Ironically, if the abortion doctor were to continue care of mother and child in the hospital, that could lead to worse health outcomes for the child than being handed over to an emergency room—because the doctor’s purpose is to see to the death of the child.
Note, however, that the ruling itself does not include any mention about the health of the fetus, baby, or child—only mention of the mother’s health. So that was just a reporting error.
Back to strict scrutiny as opposed to undue burden. If I understand correctly, strict scrutiny is a higher standard, and it is being required of the state, rather than the plaintiff, to prove not only that there is rationale for the requirement, but also to prove that there are no cases in which a single person could be deprived of a legal right. The undue burden level would be lower; the state could simply show that there is a rational reason for the requirement, and that alternatives remain for those seeking abortion services.
When there is no case of any actual person being harmed, making the ruling the way Judge Yeakel did is probably both the wrong approach and the wrong standard.
The next step is the 5th Circuit Court of Appeals; they previously overturned Yeakel’s ruling against Texas’s requirement for a sonogram to be shown prior to an abortion. AG Greg Abbott believes, however the 5th Circuit rules, the case will be appealed to the US Supreme Court.
My opinion is that Texas did not overstep its bounds by requiring abortion clinic doctors to comply with the same rules as other ambulatory surgical centers; there is a rationale, and not all options are eliminated.
While hospitals set their own standards about who gets admitting privileges—and therefore it is possible some abortion doctors could be prevented from meeting the requirement—there is no evidence yet of a doctor trying to comply and being unable. There is only the hue and cry that the law might make getting care less convenient for some hypothetical abortion seeker.
Sen. Wendy Davis, from Houston Chronicle
State Sen. Wendy Davis, who filibustered the bill in the first special session back in June, which led to its easy passage in a second special session, carefully avoided mention of “abortion” in her response. She said, “Texas families are stronger and healthier when women across the state have access to quality health care.” That is liberal-speak. Women, particularly women in families, have many many options for health care.

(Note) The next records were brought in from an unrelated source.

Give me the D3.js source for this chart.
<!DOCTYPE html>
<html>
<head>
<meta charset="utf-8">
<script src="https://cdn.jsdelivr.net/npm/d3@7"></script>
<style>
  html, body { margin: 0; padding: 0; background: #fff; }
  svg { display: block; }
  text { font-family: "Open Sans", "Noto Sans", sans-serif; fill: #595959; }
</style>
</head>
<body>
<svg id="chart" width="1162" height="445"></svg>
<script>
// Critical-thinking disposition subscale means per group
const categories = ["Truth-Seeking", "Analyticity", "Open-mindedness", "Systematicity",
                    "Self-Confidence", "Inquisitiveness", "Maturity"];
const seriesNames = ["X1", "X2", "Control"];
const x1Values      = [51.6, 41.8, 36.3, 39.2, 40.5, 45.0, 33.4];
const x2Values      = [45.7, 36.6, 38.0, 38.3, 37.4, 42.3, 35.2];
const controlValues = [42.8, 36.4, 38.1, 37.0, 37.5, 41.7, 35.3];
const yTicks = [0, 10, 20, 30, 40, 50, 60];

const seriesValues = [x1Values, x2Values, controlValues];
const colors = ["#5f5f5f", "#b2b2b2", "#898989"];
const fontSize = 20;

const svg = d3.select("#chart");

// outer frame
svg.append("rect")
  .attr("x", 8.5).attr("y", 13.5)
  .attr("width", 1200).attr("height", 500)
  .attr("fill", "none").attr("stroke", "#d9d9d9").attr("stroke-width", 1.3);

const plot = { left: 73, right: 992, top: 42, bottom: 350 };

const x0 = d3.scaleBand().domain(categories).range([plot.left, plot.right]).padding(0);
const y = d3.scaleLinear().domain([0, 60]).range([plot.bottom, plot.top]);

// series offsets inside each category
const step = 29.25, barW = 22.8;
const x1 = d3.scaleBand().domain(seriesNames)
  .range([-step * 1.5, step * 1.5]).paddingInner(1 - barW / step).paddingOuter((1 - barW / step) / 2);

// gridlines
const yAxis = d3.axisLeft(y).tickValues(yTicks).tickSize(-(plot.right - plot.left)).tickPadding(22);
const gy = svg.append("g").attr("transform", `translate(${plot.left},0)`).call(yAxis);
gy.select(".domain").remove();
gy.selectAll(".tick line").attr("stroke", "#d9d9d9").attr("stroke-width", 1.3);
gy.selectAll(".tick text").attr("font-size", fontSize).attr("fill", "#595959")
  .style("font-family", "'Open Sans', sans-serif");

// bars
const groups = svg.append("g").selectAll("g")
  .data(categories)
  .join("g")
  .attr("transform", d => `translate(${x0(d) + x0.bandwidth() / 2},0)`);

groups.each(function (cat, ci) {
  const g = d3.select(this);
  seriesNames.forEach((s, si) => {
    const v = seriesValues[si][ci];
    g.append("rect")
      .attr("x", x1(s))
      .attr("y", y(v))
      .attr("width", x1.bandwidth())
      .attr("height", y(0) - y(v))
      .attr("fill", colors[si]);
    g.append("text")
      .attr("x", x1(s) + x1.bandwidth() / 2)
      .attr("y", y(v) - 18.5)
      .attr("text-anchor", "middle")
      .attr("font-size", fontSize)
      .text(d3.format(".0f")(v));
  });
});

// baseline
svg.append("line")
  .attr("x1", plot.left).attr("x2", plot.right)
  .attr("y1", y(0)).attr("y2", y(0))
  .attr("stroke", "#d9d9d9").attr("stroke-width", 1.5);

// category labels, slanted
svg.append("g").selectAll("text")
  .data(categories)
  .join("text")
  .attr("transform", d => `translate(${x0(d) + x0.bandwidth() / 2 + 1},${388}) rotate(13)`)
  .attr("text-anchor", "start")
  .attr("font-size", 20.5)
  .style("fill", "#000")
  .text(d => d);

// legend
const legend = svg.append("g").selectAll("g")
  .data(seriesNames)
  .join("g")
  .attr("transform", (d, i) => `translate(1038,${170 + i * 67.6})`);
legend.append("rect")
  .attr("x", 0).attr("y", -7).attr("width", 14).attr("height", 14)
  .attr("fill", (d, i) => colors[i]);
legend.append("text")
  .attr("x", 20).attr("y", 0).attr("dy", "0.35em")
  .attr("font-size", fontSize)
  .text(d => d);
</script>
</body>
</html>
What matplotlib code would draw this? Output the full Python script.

Women seeking abortions are rarely in families, and since families include children but abortions snuff out the life of children, Davis’s statement is pretty much a lie to cover up the ugly baby-killing facts of abortion. She also went on to say, “I would rather see our tax dollars spent on improving our kids’ schools than defending this law”—completely missing the irony that, if the law hadn’t been attacked, no money would have to be spent defending it, so she ought to connect Planned Parenthood with unnecessarily using up state funds, because the state is required to defend its laws.
Davis is running for governor—based solely on her notoriety following the abortion filibuster. She has no other experience to recommend her to the top executive job in one of the biggest states. Yet she is afraid to say the word. In an odd way, I find that comforting after a bad day in the courts.